BY THE AGE OF THIRTEEN, HIGH SCHOOL IS A HYBRID OF HIGH marks and experimentation: study on the weekdays, alcohol and drugs on the weekends. All the bad behaviour happens at my place, the only house my friends can come for sleepovers then sneak out to beach bonfires.
It’s a chilly Saturday night, but I’m wearing a short skirt and singlet top with kitten heels and hoop earrings. I cover up with my trusty long black trenchcoat, bringing it in at the waist with a belt. I grab a duffle bag and head out. ‘Bye, Dad, I’m going to the ice-cream parlour. Then I’m staying at Zarn’s house.’
Dad hands me twenty dollars.
Down at the roundhouse on Scarborough Beach, bottles of Southern Comfort and tequila are already being passed around when I join the circle. We splinter off, collecting sticks as firewood. Sand moulds to our backsides and beers, and a boy called Josh runs into the ocean. We lose sight of him and run screaming his name down to the shoreline. Our feet are wet, and Josh emerges soaking and exhilarated, running circles along the tide’s edge with his arms outstretched. ‘Woo-hoo!’ he cries. We laugh, and the night wears on into drunken deep and meaningfuls that turn into awkward pashes. The days that follow are always a map of teenage heartache for me and my schoolfriends to pore over in the library and at lunch.
Friends are my life rafts. When I’m not with them, I write a diary. It begins as a bit of fun, decorating pages with doodles and poems, but eventually it turns into full-scale typical teenage angst. Then something else altogether, something dark. On some pages I’m brutally candid, and on others I outright lie, even to myself. If I die tomorrow, I want to impress the reader with a normal, perhaps even enviable teenage life, so I write about crushes and parties to keep things light. But then all of a sudden my real feelings break through.
One afternoon, I come home from school, throw my backpack on my neatly made bed, and then I see it: my diary is wide open on a page describing an intimate moment, and on the opposite page I’ve scrawled, I hate Angela. My stepmother has found my book of innermost thoughts, the pages where I rewrite and try to make sense of my life in order to save it. There’s a cigarette and matches on top of the open diary – Angela is letting me know she found those too.
I call my best friend, Fee, looping the spiral cord of my pink phone around my hand. After a minute or two we both hear a click, indicating that whoever has been listening in as usual has hung up. We lower our voices. I had intended to have a whinge about my stepmother, but Fee is crying.
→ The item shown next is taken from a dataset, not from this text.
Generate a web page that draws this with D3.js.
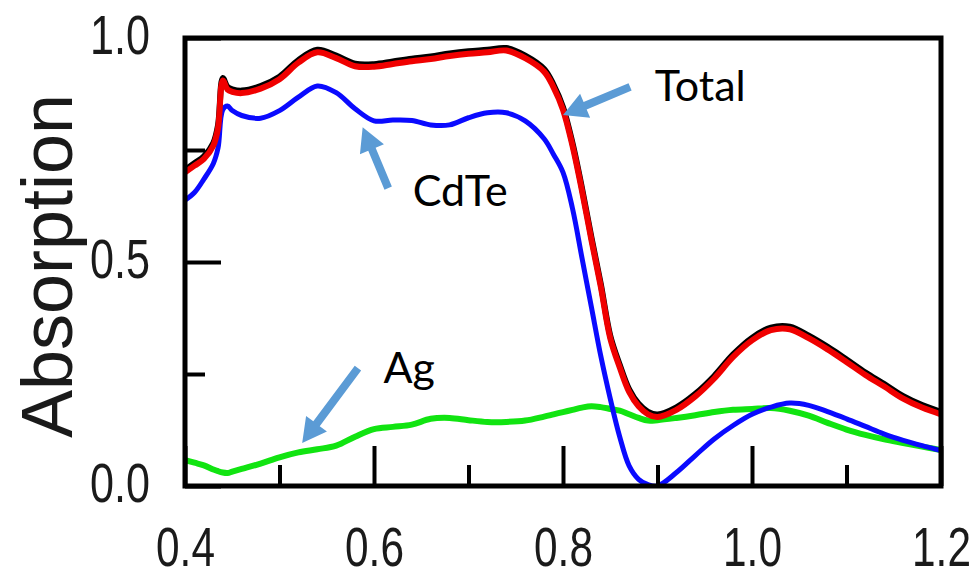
<!DOCTYPE html>
<html>
<head>
<meta charset="utf-8">
<script src="https://cdn.jsdelivr.net/npm/d3@7"></script>
<style>
  html, body { margin: 0; padding: 0; background: #fff; }
  svg { display: block; }
</style>
</head>
<body>
<svg id="chart" width="979" height="578"></svg>
<script>
// ---------------- DATA ----------------
const wavelength = [0.40, 0.41, 0.42, 0.43, 0.435, 0.44, 0.445, 0.45, 0.46, 0.48, 0.50, 0.52, 0.54, 0.56, 0.58, 0.60,
  0.62, 0.64, 0.66, 0.68, 0.70, 0.72, 0.74, 0.76, 0.78, 0.79, 0.80, 0.81, 0.82, 0.83, 0.84, 0.85, 0.86, 0.87, 0.88,
  0.89, 0.90, 0.92, 0.94, 0.96, 0.98, 1.00, 1.02, 1.04, 1.06, 1.08, 1.10, 1.12, 1.14, 1.16, 1.18, 1.20];

const totalAbs = [0.700, 0.715, 0.730, 0.760, 0.800, 0.905, 0.885, 0.880, 0.877, 0.887, 0.908, 0.945, 0.968, 0.955, 0.937, 0.936,
  0.942, 0.948, 0.953, 0.960, 0.965, 0.968, 0.972, 0.955, 0.925, 0.890, 0.840, 0.760, 0.660, 0.550, 0.445, 0.330, 0.265, 0.210, 0.178,
  0.160, 0.154, 0.170, 0.200, 0.240, 0.288, 0.325, 0.348, 0.350, 0.330, 0.305, 0.277, 0.248, 0.222, 0.195, 0.175, 0.160];

const cdteAbs = [0.638, 0.655, 0.685, 0.720, 0.755, 0.840, 0.848, 0.838, 0.827, 0.821, 0.838, 0.868, 0.893, 0.878, 0.842, 0.815,
  0.817, 0.816, 0.806, 0.806, 0.822, 0.833, 0.833, 0.815, 0.775, 0.740, 0.700, 0.620, 0.510, 0.400, 0.290, 0.195, 0.110, 0.045, 0.015,
  0.003, 0.000, 0.030, 0.068, 0.105, 0.135, 0.160, 0.176, 0.185, 0.180, 0.166, 0.150, 0.133, 0.116, 0.102, 0.090, 0.079];

const agAbs = [0.058, 0.052, 0.046, 0.037, 0.033, 0.030, 0.029, 0.032, 0.038, 0.050, 0.064, 0.075, 0.082, 0.090, 0.110, 0.127,
  0.132, 0.137, 0.150, 0.152, 0.147, 0.143, 0.143, 0.146, 0.155, 0.160, 0.165, 0.170, 0.175, 0.178, 0.176, 0.172, 0.168, 0.160, 0.152,
  0.146, 0.147, 0.152, 0.158, 0.165, 0.170, 0.172, 0.174, 0.168, 0.157, 0.141, 0.126, 0.114, 0.104, 0.096, 0.088, 0.080];

const xMajorTicks = [0.4, 0.6, 0.8, 1.0, 1.2];
const xMinorTicks = [0.5, 0.7, 0.9, 1.1];
const yMajorTicks = [0.0, 0.5, 1.0];
const yMinorTicks = [0.25, 0.75];
const yAxisTitle = "Absorption";

// annotation labels with arrow tail / tip in data units
const annoLabels = ["Total", "CdTe", "Ag"];
const annoTextPos = [[0.897, 0.859], [0.641, 0.625], [0.610, 0.230]];
const annoArrowTail = [[0.871, 0.891], [0.615, 0.665], [0.583, 0.263]];
const annoArrowTip = [[0.800, 0.828], [0.588, 0.801], [0.524, 0.096]];

// ---------------- CHART ----------------
(function () {
const svg = d3.select("#chart");
const mLeft = 185, mRight = 941, mTop = 38, mBottom = 486;

const x = d3.scaleLinear().domain([0.4, 1.2]).range([mLeft, mRight]);
const y = d3.scaleLinear().domain([0, 1]).range([mBottom, mTop]);

const tickFont = "'Liberation Sans', Arial, Helvetica, sans-serif";
const labelScaleX = 0.77;

svg.append("defs").append("clipPath").attr("id", "plotClip")
  .append("rect")
  .attr("x", mLeft).attr("y", mTop - 10)
  .attr("width", mRight - mLeft).attr("height", mBottom - mTop + 10);

const series = [
  { values: agAbs, color: "#11e411", width: 6 },
  { values: cdteAbs, color: "#0a0aff", width: 5 },
];
const line = (vals) => d3.line()
  .x((d, i) => x(wavelength[i]))
  .y(d => y(d))
  .curve(d3.curveCatmullRom.alpha(0.5))(vals);

const plot = svg.append("g").attr("clip-path", "url(#plotClip)");

// Total: black halo beneath red line
plot.append("path")
  .attr("d", line(totalAbs))
  .attr("fill", "none")
  .attr("stroke", "#000")
  .attr("stroke-width", 6)
  .attr("transform", "translate(0,-2.5)")
  .attr("stroke-linejoin", "round");

series.forEach(s => {
  plot.append("path")
    .attr("d", line(s.values))
    .attr("fill", "none")
    .attr("stroke", s.color)
    .attr("stroke-width", s.width)
    .attr("stroke-linejoin", "round");
});

plot.append("path")
  .attr("d", line(totalAbs))
  .attr("fill", "none")
  .attr("stroke", "#f00000")
  .attr("stroke-width", 6)
  .attr("stroke-linejoin", "round");

function styleAxis(g) {
  g.select(".domain").remove();
  g.selectAll(".tick line").attr("stroke", "#000").attr("stroke-width", 4);
}

const xAxisMajor = svg.append("g")
  .attr("transform", `translate(0,${mBottom})`)
  .call(d3.axisBottom(x).tickValues(xMajorTicks).tickSize(-40).tickPadding(41).tickFormat(d3.format(".1f")));
styleAxis(xAxisMajor);
xAxisMajor.selectAll(".tick text")
  .attr("font-family", tickFont)
  .attr("font-size", 55)
  .attr("fill", "#1a1a1a")
  .attr("transform", `scale(${labelScaleX},1)`);

const xAxisMinor = svg.append("g")
  .attr("transform", `translate(0,${mBottom})`)
  .call(d3.axisBottom(x).tickValues(xMinorTicks).tickSize(-21).tickFormat(""));
styleAxis(xAxisMinor);

const yAxisMajor = svg.append("g")
  .attr("transform", `translate(${mLeft},0)`)
  .call(d3.axisLeft(y).tickValues(yMajorTicks).tickSize(-36).tickPadding(35 / labelScaleX).tickFormat(d3.format(".1f")));
styleAxis(yAxisMajor);
yAxisMajor.selectAll(".tick text")
  .attr("font-family", tickFont)
  .attr("font-size", 56)
  .attr("fill", "#1a1a1a")
  .attr("dy", "0.28em")
  .attr("transform", `scale(${labelScaleX},1)`);

const yAxisMinor = svg.append("g")
  .attr("transform", `translate(${mLeft},0)`)
  .call(d3.axisLeft(y).tickValues(yMinorTicks).tickSize(-20).tickFormat(""));
styleAxis(yAxisMinor);

svg.append("rect")
  .attr("x", mLeft).attr("y", mTop)
  .attr("width", mRight - mLeft).attr("height", mBottom - mTop)
  .attr("fill", "none")
  .attr("stroke", "#000")
  .attr("stroke-width", 5);

svg.append("text")
  .attr("transform", `translate(72,${(mTop + mBottom) / 2 + 4}) rotate(-90)`)
  .attr("text-anchor", "middle")
  .attr("font-family", tickFont)
  .attr("font-size", 72)
  .attr("fill", "#1a1a1a")
  .text(yAxisTitle);

const arrowColor = "#5b9bd5";
function arrowPath(tail, tip) {
  const x0 = x(tail[0]), y0 = y(tail[1]);
  const x1 = x(tip[0]), y1 = y(tip[1]);
  const dx = x1 - x0, dy = y1 - y0;
  const len = Math.hypot(dx, dy);
  const ux = dx / len, uy = dy / len;
  const nx = -uy, ny = ux;
  const headLen = 24, headW = 13, shaftW = 4;
  const bx = x1 - ux * headLen, by = y1 - uy * headLen;
  const pts = [
    [x0 + nx * shaftW, y0 + ny * shaftW],
    [bx + nx * shaftW, by + ny * shaftW],
    [bx + nx * headW, by + ny * headW],
    [x1, y1],
    [bx - nx * headW, by - ny * headW],
    [bx - nx * shaftW, by - ny * shaftW],
    [x0 - nx * shaftW, y0 - ny * shaftW],
  ];
  return "M" + pts.map(p => p.join(",")).join("L") + "Z";
}

annoLabels.forEach((lab, i) => {
  svg.append("path")
    .attr("d", arrowPath(annoArrowTail[i], annoArrowTip[i]))
    .attr("fill", arrowColor);
  svg.append("text")
    .attr("x", x(annoTextPos[i][0]))
    .attr("y", y(annoTextPos[i][1]))
    .attr("font-family", "Lato, 'Open Sans', sans-serif")
    .attr("font-size", 43)
    .attr("fill", "#000")
    .text(lab);
});
})();
</script>
</body>
</html>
She’s hiding under a desk. This happens sometimes – Fee’s dad on a rampage. She’s frightened and I try to comfort her but then he storms in and rips the phone away and all I hear is ‘Please, Dad’ before the line goes dead. Fee hides her bruises and the police are never called, no matter how heavy handed he is with them all. Whenever I suggest that I will call them, Fee is horrified. When I hug her inside the school gates, we have a knowing between us that no galaxy of words can begin to express.
When I complain to Dad that Angela has been going through my things, he says it doesn’t matter, ‘she can do what she likes’. And with that, whatever little corner of the universe I felt was mine, instantly isn’t.
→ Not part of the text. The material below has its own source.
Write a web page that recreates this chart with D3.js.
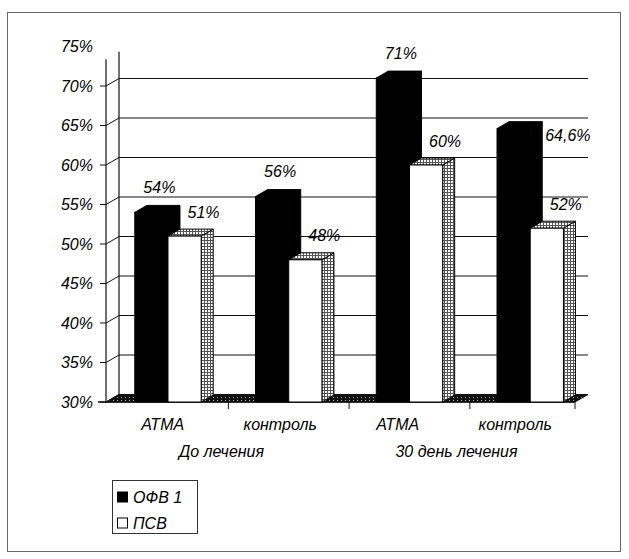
<!DOCTYPE html>
<html>
<head>
<meta charset="utf-8">
<script src="https://cdn.jsdelivr.net/npm/d3@7"></script>
<style>
  body { margin: 0; background: #fff; }
  text { font-family: "Liberation Sans", Arial, sans-serif; font-style: italic; font-size: 16px; fill: #000; }
</style>
</head>
<body>
<svg id="chart" width="629" height="559"></svg>
<script>
// ---- data ----
const categories = ["АТМА", "контроль", "АТМА", "контроль"];
const groups = ["До лечения", "30 день лечения"];
const series = ["ОФВ 1", "ПСВ"];
const ofv1 = [54, 56, 71, 64.6];
const psv = [51, 48, 60, 52];
const ofv1LabelPlacement = ["above", "above", "above", "right"];
const yTicks = [30, 35, 40, 45, 50, 55, 60, 65, 70, 75];
const yTickLabels = ["30%", "35%", "40%", "45%", "50%", "55%", "60%", "65%", "70%", "75%"];

// ---- layout ----
const svg = d3.select("#chart");
const DX = 13, DY = -7.5;      // depth of walls / floor
const BDX = 12, BDY = -7;      // depth of the columns
const floorL = 106, floorR = 575;
const wallTop = 73.4;          // walls stop just under the top tick

const y = d3.scaleLinear().domain([30, 75]).range([402, 46.5]);
const idx = d3.range(categories.length);
const xFront = d3.scaleBand().domain(idx).range([104, 574]);
const x = d3.scaleBand().domain(idx).range([107.6, 590.6]).paddingInner(0.45).paddingOuter(0.225);
const xs = d3.scaleBand().domain(series).range([0, x.bandwidth()]);
const fmt = v => String(v).replace(".", ",") + "%";

// ---- patterns ----
const defs = svg.append("defs");
const dots = defs.append("pattern").attr("id", "dots")
  .attr("width", 3).attr("height", 3).attr("patternUnits", "userSpaceOnUse");
dots.append("rect").attr("width", 3).attr("height", 3).attr("fill", "#555");
dots.append("rect").attr("x", 1).attr("y", 1).attr("width", 2).attr("height", 2).attr("fill", "#fff");
const floorPat = defs.append("pattern").attr("id", "floorPat")
  .attr("width", 4).attr("height", 3).attr("patternUnits", "userSpaceOnUse");
floorPat.append("rect").attr("width", 4).attr("height", 3).attr("fill", "#111");
floorPat.append("rect").attr("x", 1).attr("y", 1).attr("width", 1).attr("height", 1).attr("fill", "#aaa");

// ---- frame ----
svg.append("rect").attr("x", 7.5).attr("y", 12.5).attr("width", 613).attr("height", 539)
  .attr("fill", "none").attr("stroke", "#666").attr("stroke-width", 1);

const line = (x1, y1, x2, y2, w = 1) => svg.append("line")
  .attr("x1", x1).attr("y1", y1).attr("x2", x2).attr("y2", y2)
  .attr("stroke", "#111").attr("stroke-width", w);

// ---- floor ----
const y0 = y(30);
svg.append("path")
  .attr("d", `M${floorL},${y0}L${floorR},${y0}L${floorR + DX},${y0 + DY}L${floorL + DX},${y0 + DY}Z`)
  .attr("fill", "url(#floorPat)").attr("stroke", "#111").attr("stroke-width", 1);

// ---- back wall gridlines ----
yTicks.filter(v => v > 30 && v < wallTop).forEach(v => {
  line(floorL + DX, y(v) + DY, floorR + DX, y(v) + DY);
});
line(floorL + DX, y(wallTop) + DY, floorL + DX, y0 + DY, 1.2);

// ---- value axis (front) with side-wall ticks ----
line(floorL, y(wallTop), floorL, y0, 1.2);
yTicks.filter(v => v < wallTop).forEach(v => {
  line(floorL - 6, y(v), floorL, y(v));
  line(floorL, y(v), floorL + DX, y(v) + DY);
});
svg.append("g").selectAll("text").data(yTicks).join("text")
  .attr("x", 93).attr("y", d => y(d)).attr("dy", "0.35em")
  .attr("text-anchor", "end").text((d, i) => yTickLabels[i]);

// ---- floor front edge and category ticks ----
line(floorL - 8, y0, floorR, y0, 1.5);
idx.slice(1).forEach(i => {
  const bx = x(i) + x.bandwidth() / 2 - x.step() / 2;
  line(bx, y0, bx, y0 + 7);
});
line(floorR, y0, floorR, y0 + 7);

// ---- columns ----
function column(x0, w, v, dark) {
  const yt = y(v);
  const g = svg.append("g");
  const fillTop = dark ? "#000" : "url(#dots)";
  g.append("path")
    .attr("d", `M${x0 + w},${yt}L${x0 + w + BDX},${yt + BDY}L${x0 + w + BDX},${y0 + BDY}L${x0 + w},${y0}Z`)
    .attr("fill", fillTop).attr("stroke", "#000").attr("stroke-width", 1);
  g.append("path")
    .attr("d", `M${x0},${yt}L${x0 + BDX},${yt + BDY}L${x0 + w + BDX},${yt + BDY}L${x0 + w},${yt}Z`)
    .attr("fill", fillTop).attr("stroke", "#000").attr("stroke-width", 1);
  g.append("rect").attr("x", x0).attr("y", yt).attr("width", w).attr("height", y0 - yt)
    .attr("fill", dark ? "#000" : "#fff").attr("stroke", "#000").attr("stroke-width", 1);
}
idx.forEach(i => {
  column(x(i) + xs(series[0]), xs.bandwidth(), ofv1[i], true);
  column(x(i) + xs(series[1]), xs.bandwidth(), psv[i], false);
});

// ---- value labels ----
idx.forEach(i => {
  const bx = x(i) + xs(series[0]), w = xs.bandwidth();
  if (ofv1LabelPlacement[i] === "right") {
    svg.append("text").attr("x", bx + w + BDX + 3).attr("y", y(ofv1[i]) + 7).attr("dy", "0.35em")
      .text(fmt(ofv1[i]));
  } else {
    svg.append("text").attr("x", bx + w / 2 + 8).attr("y", y(ofv1[i]) - 25).attr("dy", "0.35em")
      .attr("text-anchor", "middle").text(fmt(ofv1[i]));
  }
  const wx = x(i) + xs(series[1]);
  svg.append("text").attr("x", wx + w / 2 + 19).attr("y", y(psv[i]) - 24).attr("dy", "0.35em")
    .attr("text-anchor", "middle").text(fmt(psv[i]));
});

// ---- category and group labels ----
svg.append("g").selectAll("text").data(idx).join("text")
  .attr("x", i => xFront(i) + xFront.bandwidth() / 2).attr("y", 424).attr("dy", "0.35em")
  .attr("text-anchor", "middle").text(i => categories[i]);
groups.forEach((gName, gi) => {
  const cx = (xFront(gi * 2) + xFront(gi * 2 + 1) + xFront.bandwidth()) / 2;
  svg.append("text").attr("x", cx).attr("y", 451).attr("dy", "0.35em")
    .attr("text-anchor", "middle").text(gName);
});

// ---- legend ----
const lg = svg.append("g");
lg.append("rect").attr("x", 112.5).attr("y", 480.5).attr("width", 85).attr("height", 53)
  .attr("fill", "#fff").attr("stroke", "#333").attr("stroke-width", 1);
series.forEach((s, i) => {
  const ly = 497 + i * 26;
  lg.append("rect").attr("x", 117.5).attr("y", ly - 5).attr("width", 10).attr("height", 10)
    .attr("fill", i === 0 ? "#000" : "#fff").attr("stroke", "#000").attr("stroke-width", 1);
  lg.append("text").attr("x", 133).attr("y", ly).attr("dy", "0.35em").text(s);
});
</script>
</body>
</html>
Then one day Dad catches me smoking and strikes me so hard across the face I fall backwards down the stairs, just managing to catch myself on the rail. So I run away to Paw Paw and Granddad’s place, just like Mum always did, and stand in front of the mirror, hitting myself in the face with the hairspray can in the hope the bruising will be so deep I won’t ever be sent back. As I stare at my reflection in the bathroom mirror I wonder when it’ll be my turn, when the Kwa madness will strike or, worse still, whatever illness my mum has. The girl in the looking-glass gazes back at me with tears in her eyes.
When things get tough I head to the beach. Louis Johnson and I spend hours locked in philosophical discussions while we sit on a wall overlooking the surf. We aren’t remarkably close, but we are friends.
One night, years later, Louis is bashed by four people on his birthday. He’s heading home from a party on a train when they lay into him with fists and boots, dragging him onto a road where one of them runs him over with a car. A passing cyclist calls triple zero, and an ambulance officer takes Louis home to ‘sleep it off’. But Louis is dead by morning. The killers are caught, one telling police he only wanted to break Louis’s legs and that he drove into Louis ‘because he was black’. The ambulance officer tells police he thought Louis was ‘drunk and high from glue or petrol sniffing’. His death will become a significant case, and one day there will be scholarships in Louis Johnson’s name.
But for now, in the moment, life is simple: Louis and I just sit and talk and look out at the sea.